Begin Collected material

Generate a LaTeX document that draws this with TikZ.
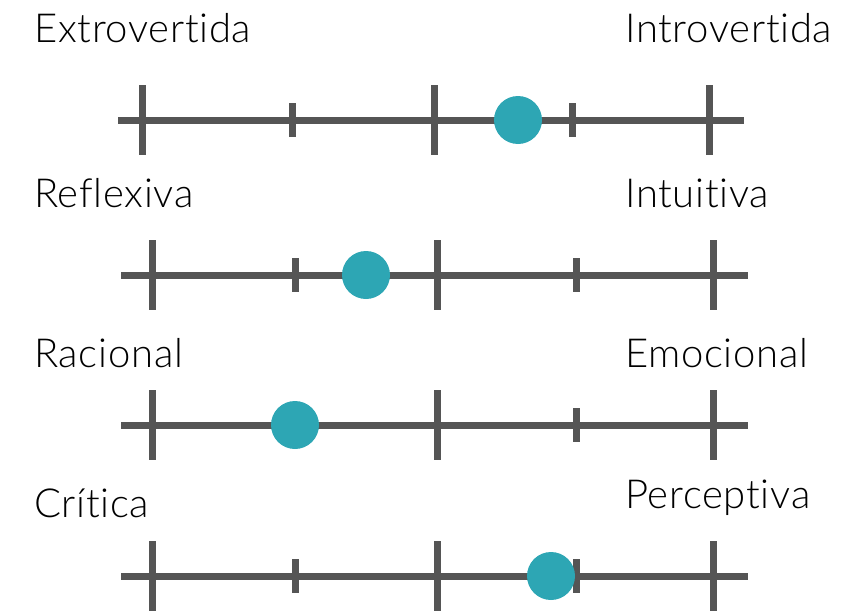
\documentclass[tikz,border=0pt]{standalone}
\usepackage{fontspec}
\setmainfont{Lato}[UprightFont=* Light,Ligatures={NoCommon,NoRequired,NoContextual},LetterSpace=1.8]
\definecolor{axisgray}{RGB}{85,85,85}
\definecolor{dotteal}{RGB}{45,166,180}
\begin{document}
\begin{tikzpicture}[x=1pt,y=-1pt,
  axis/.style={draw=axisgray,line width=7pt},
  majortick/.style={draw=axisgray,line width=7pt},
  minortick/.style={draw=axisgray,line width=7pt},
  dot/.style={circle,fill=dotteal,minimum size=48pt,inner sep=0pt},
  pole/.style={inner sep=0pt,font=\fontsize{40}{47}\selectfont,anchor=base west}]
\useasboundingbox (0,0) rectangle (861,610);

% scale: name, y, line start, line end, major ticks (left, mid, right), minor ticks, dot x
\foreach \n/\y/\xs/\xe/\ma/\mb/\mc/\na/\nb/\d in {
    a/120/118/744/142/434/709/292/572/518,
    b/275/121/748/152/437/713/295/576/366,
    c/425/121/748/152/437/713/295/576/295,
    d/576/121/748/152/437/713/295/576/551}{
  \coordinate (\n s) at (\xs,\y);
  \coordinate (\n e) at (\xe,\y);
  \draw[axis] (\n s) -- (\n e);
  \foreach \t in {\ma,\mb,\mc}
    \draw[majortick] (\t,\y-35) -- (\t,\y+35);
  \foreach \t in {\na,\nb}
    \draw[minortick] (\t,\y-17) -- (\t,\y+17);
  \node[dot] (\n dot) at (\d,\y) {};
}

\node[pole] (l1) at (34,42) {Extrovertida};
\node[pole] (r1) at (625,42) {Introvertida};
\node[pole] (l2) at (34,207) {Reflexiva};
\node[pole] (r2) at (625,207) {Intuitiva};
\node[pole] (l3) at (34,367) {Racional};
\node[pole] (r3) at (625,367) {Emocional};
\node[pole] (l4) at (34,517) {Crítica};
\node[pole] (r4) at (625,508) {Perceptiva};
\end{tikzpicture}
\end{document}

End Collected material

Retype the listing exactly. Pictures do not belong in the copy.

## [Completed task]
Generate a LaTeX document that draws this with TikZ.
\documentclass[tikz,border=0pt]{standalone}
\usepackage{fontspec}
\setmainfont{Lato}[UprightFont=* Light,Ligatures={NoCommon,NoRequired,NoContextual},LetterSpace=1.8]
\definecolor{axisgray}{RGB}{85,85,85}
\definecolor{dotteal}{RGB}{45,166,180}
\begin{document}
\begin{tikzpicture}[x=1pt,y=-1pt,
  axis/.style={draw=axisgray,line width=7pt},
  majortick/.style={draw=axisgray,line width=7pt},
  minortick/.style={draw=axisgray,line width=7pt},
  dot/.style={circle,fill=dotteal,minimum size=48pt,inner sep=0pt},
  pole/.style={inner sep=0pt,font=\fontsize{40}{47}\selectfont,anchor=base west}]
\useasboundingbox (0,0) rectangle (861,610);

% scale: name, y, line start, line end, major ticks (left, mid, right), minor ticks, dot x
\foreach \n/\y/\xs/\xe/\ma/\mb/\mc/\na/\nb/\d in {
    a/120/118/744/142/434/709/292/572/518,
    b/275/121/748/152/437/713/295/576/366,
    c/425/121/748/152/437/713/295/576/295,
    d/576/121/748/152/437/713/295/576/551}{
  \coordinate (\n s) at (\xs,\y);
  \coordinate (\n e) at (\xe,\y);
  \draw[axis] (\n s) -- (\n e);
  \foreach \t in {\ma,\mb,\mc}
    \draw[majortick] (\t,\y-35) -- (\t,\y+35);
  \foreach \t in {\na,\nb}
    \draw[minortick] (\t,\y-17) -- (\t,\y+17);
  \node[dot] (\n dot) at (\d,\y) {};
}

\node[pole] (l1) at (34,42) {Extrovertida};
\node[pole] (r1) at (625,42) {Introvertida};
\node[pole] (l2) at (34,207) {Reflexiva};
\node[pole] (r2) at (625,207) {Intuitiva};
\node[pole] (l3) at (34,367) {Racional};
\node[pole] (r3) at (625,367) {Emocional};
\node[pole] (l4) at (34,517) {Crítica};
\node[pole] (r4) at (625,508) {Perceptiva};
\end{tikzpicture}
\end{document}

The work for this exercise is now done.